The Top Ten Tips on Communicating Climate Change

A few months back I was fortunate enough to be invited to join some really great people to talk about talking about climate change. The key findings from that day in Copenhagen are below. What became very clear was our inability to create more positive, exciting, inclusive stories about the issue. Hopefully these guidelines can help push the message into more positive territory.

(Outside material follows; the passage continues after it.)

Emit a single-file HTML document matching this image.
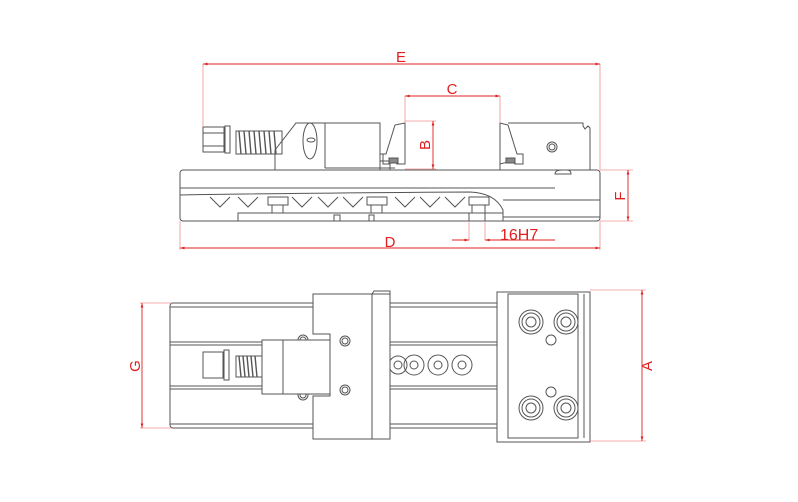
<!DOCTYPE html>
<html><head><style>body{margin:0;background:#fff}svg{display:block}</style></head><body>
<svg width="798" height="502" viewBox="0 0 798 502" xmlns="http://www.w3.org/2000/svg" font-family="Liberation Sans, sans-serif">
<defs>
<marker id="a" viewBox="0 0 10 10" refX="10" refY="5" markerWidth="7" markerHeight="5" orient="auto-start-reverse"><path d="M0,2 L10,5 L0,8 z" fill="#e02020"/></marker>
</defs>
<g fill="none" stroke="#555" stroke-width="1">
<!-- top view rail -->
<rect x="180" y="170" width="420" height="51" rx="3"/>
<line x1="180" y1="188" x2="555" y2="188"/>
<path d="M180,195 Q300,193 470,192 Q495,193 503,210 L503,221"/>
<line x1="503" y1="200" x2="600" y2="200"/>
<line x1="503" y1="217" x2="600" y2="217"/>
<rect x="238" y="213" width="265" height="8"/>
<rect x="334" y="215" width="6" height="6"/><rect x="369" y="215" width="5" height="6"/>
<path d="M555,174 Q555,170 562,170 L567,170 Q571,170 571,174 Z"/>
<path d="M210,197 L220,207 L230,197 M238,197 L248,207 L258,197 M292,197 L302,207 L312,197 M318,197 L328,207 L338,197 M343,197 L353,207 L363,197 M395,197 L405,207 L415,197 M420,197 L430,207 L440,197 M445,197 L455,207 L465,197"/>
<rect x="268" y="197" width="20" height="8"/><rect x="272" y="205" width="11" height="8"/>
<rect x="367" y="197" width="20" height="8"/><rect x="371" y="205" width="11" height="8"/>
<rect x="469" y="197" width="20" height="8"/><rect x="472" y="205" width="13" height="8"/>
<rect x="469" y="213" width="16" height="8"/>
<rect x="203" y="127" width="21" height="25"/><line x1="203" y1="133" x2="224" y2="133"/><line x1="203" y1="146" x2="224" y2="146"/>
<rect x="225" y="126" width="5" height="27"/>
<path d="M236,131 L282,131 L282,154 L236,154 Z"/>
<path d="M239,131 L241,154 M244,131 L246,154 M249,131 L251,154 M254,131 L256,154 M259,131 L261,154 M264,131 L266,154 M269,131 L271,154 M274,131 L276,154" stroke-width="1.4"/>
<path d="M275,170 L275,150 L296,123 L380,123 L380,170"/>
<line x1="325" y1="123" x2="325" y2="168"/>
<line x1="325" y1="168" x2="395" y2="168"/>
<ellipse cx="310" cy="141" rx="7" ry="18"/><ellipse cx="311" cy="140" rx="4" ry="2"/>
<path d="M380,161 L380,154 L386,154 L395,125 L405,123 L405,164 L397,164 L395,161 Z M383,154 L383,164 L390,164 L390,170"/>
<rect x="389" y="158" width="9" height="5" fill="#888"/>
<path d="M500,123 L508,125 L517,154 L523,154 L523,164 L515,164 L512,161 L500,164 Z"/>
<rect x="506" y="158" width="9" height="5" fill="#888"/>
<path d="M500,164 L500,170 M508,123 L583,123 L583,126 L585,129 L588,126 L590,128 L590,170"/>
<circle cx="552" cy="147" r="5"/><circle cx="552" cy="147" r="3"/>

<!-- bottom view -->
<rect x="170" y="303" width="330" height="125" rx="3"/>
<line x1="170" y1="307" x2="500" y2="307"/><line x1="170" y1="424" x2="500" y2="424"/>
<line x1="170" y1="342" x2="500" y2="342"/><line x1="170" y1="345" x2="500" y2="345"/>
<line x1="170" y1="386" x2="500" y2="386"/><line x1="170" y1="389" x2="500" y2="389"/>
<circle cx="303" cy="340" r="5"/><circle cx="303" cy="340" r="3"/>
<circle cx="303" cy="395" r="5"/><circle cx="303" cy="395" r="3"/>
<circle cx="398" cy="365" r="9"/><circle cx="398" cy="365" r="4"/>
<circle cx="414" cy="365" r="10"/><circle cx="414" cy="365" r="4"/>
<circle cx="438" cy="365" r="10"/><circle cx="438" cy="365" r="4"/>
<circle cx="462" cy="365" r="10"/><circle cx="462" cy="365" r="4"/>
<path d="M313,294 L390,294 L390,439 L313,439 L313,396 L330,396 L330,334 L313,334 Z" fill="#fff"/>
<line x1="372" y1="294" x2="372" y2="439"/>
<path d="M372,294 L374,291 L390,291 L390,294" />
<circle cx="345" cy="341" r="5"/><circle cx="345" cy="341" r="3"/>
<circle cx="345" cy="390" r="5"/><circle cx="345" cy="390" r="3"/>
<rect x="262" y="340" width="68" height="54" fill="#fff"/>
<line x1="283" y1="340" x2="283" y2="394"/>
<rect x="203" y="352" width="20" height="26"/><rect x="224" y="350" width="5" height="30"/>
<path d="M236,356 L262,356 L262,377 L236,377 Z"/>
<path d="M239,356 L241,377 M243,356 L245,377 M247,356 L249,377 M251,356 L253,377 M255,356 L257,377" stroke-width="1.4"/>
<rect x="497" y="292" width="93" height="150" fill="#fff"/>
<rect x="508" y="294" width="70" height="144"/>
<line x1="584" y1="294" x2="584" y2="438"/>
<circle cx="531" cy="322" r="12"/><circle cx="531" cy="322" r="9"/><circle cx="531" cy="322" r="5"/>
<circle cx="566" cy="322" r="12"/><circle cx="566" cy="322" r="9"/><circle cx="566" cy="322" r="5"/>
<circle cx="531" cy="408" r="12"/><circle cx="531" cy="408" r="9"/><circle cx="531" cy="408" r="5"/>
<circle cx="566" cy="408" r="12"/><circle cx="566" cy="408" r="9"/><circle cx="566" cy="408" r="5"/>
<circle cx="551" cy="340" r="5"/><circle cx="551" cy="392" r="5"/>
</g>
<g stroke="#f09090" stroke-width="0.8" fill="none">
<line x1="203" y1="64" x2="203" y2="127"/><line x1="600" y1="64" x2="600" y2="170"/>
<line x1="405" y1="96" x2="405" y2="123"/><line x1="500" y1="96" x2="500" y2="123"/>
<line x1="405" y1="121" x2="436" y2="121"/><line x1="405" y1="169" x2="436" y2="169"/>
<line x1="600" y1="170" x2="633" y2="170"/><line x1="600" y1="221" x2="633" y2="221"/>
<line x1="180" y1="221" x2="180" y2="250"/><line x1="600" y1="221" x2="600" y2="250"/>
<line x1="469" y1="221" x2="469" y2="240"/><line x1="485" y1="221" x2="485" y2="240"/>
<line x1="140" y1="303" x2="172" y2="303"/><line x1="140" y1="428" x2="172" y2="428"/>
<line x1="590" y1="290" x2="646" y2="290"/><line x1="590" y1="441" x2="646" y2="441"/>
</g>
<g stroke="#e02020" stroke-width="0.9" fill="none">
<line x1="203" y1="64" x2="600" y2="64" marker-start="url(#a)" marker-end="url(#a)"/>
<line x1="405" y1="96" x2="500" y2="96" marker-start="url(#a)" marker-end="url(#a)"/>
<line x1="433" y1="121" x2="433" y2="169" marker-start="url(#a)" marker-end="url(#a)"/>
<line x1="628" y1="170" x2="628" y2="221" marker-start="url(#a)" marker-end="url(#a)"/>
<line x1="180" y1="248" x2="600" y2="248" marker-start="url(#a)" marker-end="url(#a)"/>
<line x1="452" y1="240" x2="469" y2="240" marker-end="url(#a)"/>
<line x1="555" y1="240" x2="485" y2="240" marker-end="url(#a)"/>
<line x1="142" y1="303" x2="142" y2="428" marker-start="url(#a)" marker-end="url(#a)"/>
<line x1="642" y1="290" x2="642" y2="441" marker-start="url(#a)" marker-end="url(#a)"/>
</g>
<g fill="#e02020" font-size="15">
<text x="401" y="62" text-anchor="middle">E</text>
<text x="452" y="94" text-anchor="middle">C</text>
<text x="390" y="247" text-anchor="middle">D</text>
<text x="500" y="240" font-size="16">16H7</text>
<text transform="translate(430,145) rotate(-90)" text-anchor="middle">B</text>
<text transform="translate(625,196) rotate(-90)" text-anchor="middle">F</text>
<text transform="translate(140,366) rotate(-90)" text-anchor="middle">G</text>
<text transform="translate(652,366) rotate(-90)" text-anchor="middle">A</text>
</g>
</svg>
</body></html>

1) Ask yourself what effect you want to achieve.
Do you want to disseminate information? Evoke emotional responses? Inspire an action step? Introduce a new behavior? Once you know what you want to achieve, you can start thinking about target audiences, channels, messages.
2) Identify everyday climate change heroes
Sustainable solutions already exist and are used by people like you and me. Bring the solutions and the people who use them forward and let them lead the way.
3) Reframe the climate conversation
Creating a more sustainable way of life is not about sacrifice – it’s about benefits that exceed creating a more sustainable world. Focus on these benefits and don’t always relate them to climate change. Instead, the benefits of sustainable living should be easy to imagine for the listener.
4) Rebuild trust
On the journey towards the sustainable world of tomorrow, there is bound to be detours. Be open and transparent about the trial and error process of innovation. Recognize contributors in public and ask for help.
5) Be provocative
Climate change is a very serious challenge, but traditional communication creates more apathy than action. In order to reclaim the audience’s interest, we must dare to be provocative and rebellious in our storytelling. Include unexpected means of communication such as art to evoke feelings and make a lasting imprint.
6) No more polar bears
The image of a lonely polar bear on a melting ice sheet has done its job of raising awareness and communicating the serious nature of climate change – we are ready to move on. Climate change communication has to be empowering and answer the question: “What can I do?”
7) Make it convenient
The right thing to do for the planet should always be the right thing in general. We shouldn’t have to go out of our way to live sustainably. Anticipate needs of your target audience and let there be more than one “best choice” in the moment of decision.
8) Co-create the communication
Include your audience in creating the needed communication. They know their context and can make the material more personal and relevant.
9) Answer the question: Now what?
Never communicate a message without directions on what to do with it. Climate change communication needs to include action points on how to achieve success.
10) Visualize the future
Tell a story of change through the eyes of the people you are communicating to. Put it in their neighborhood, workplace or school and describe the positive changes in those environments – emphasize the direct and indirect benefits of the solutions.

What are your thoughts? You might think these are simple solutions, if so, why aren’t we doing this?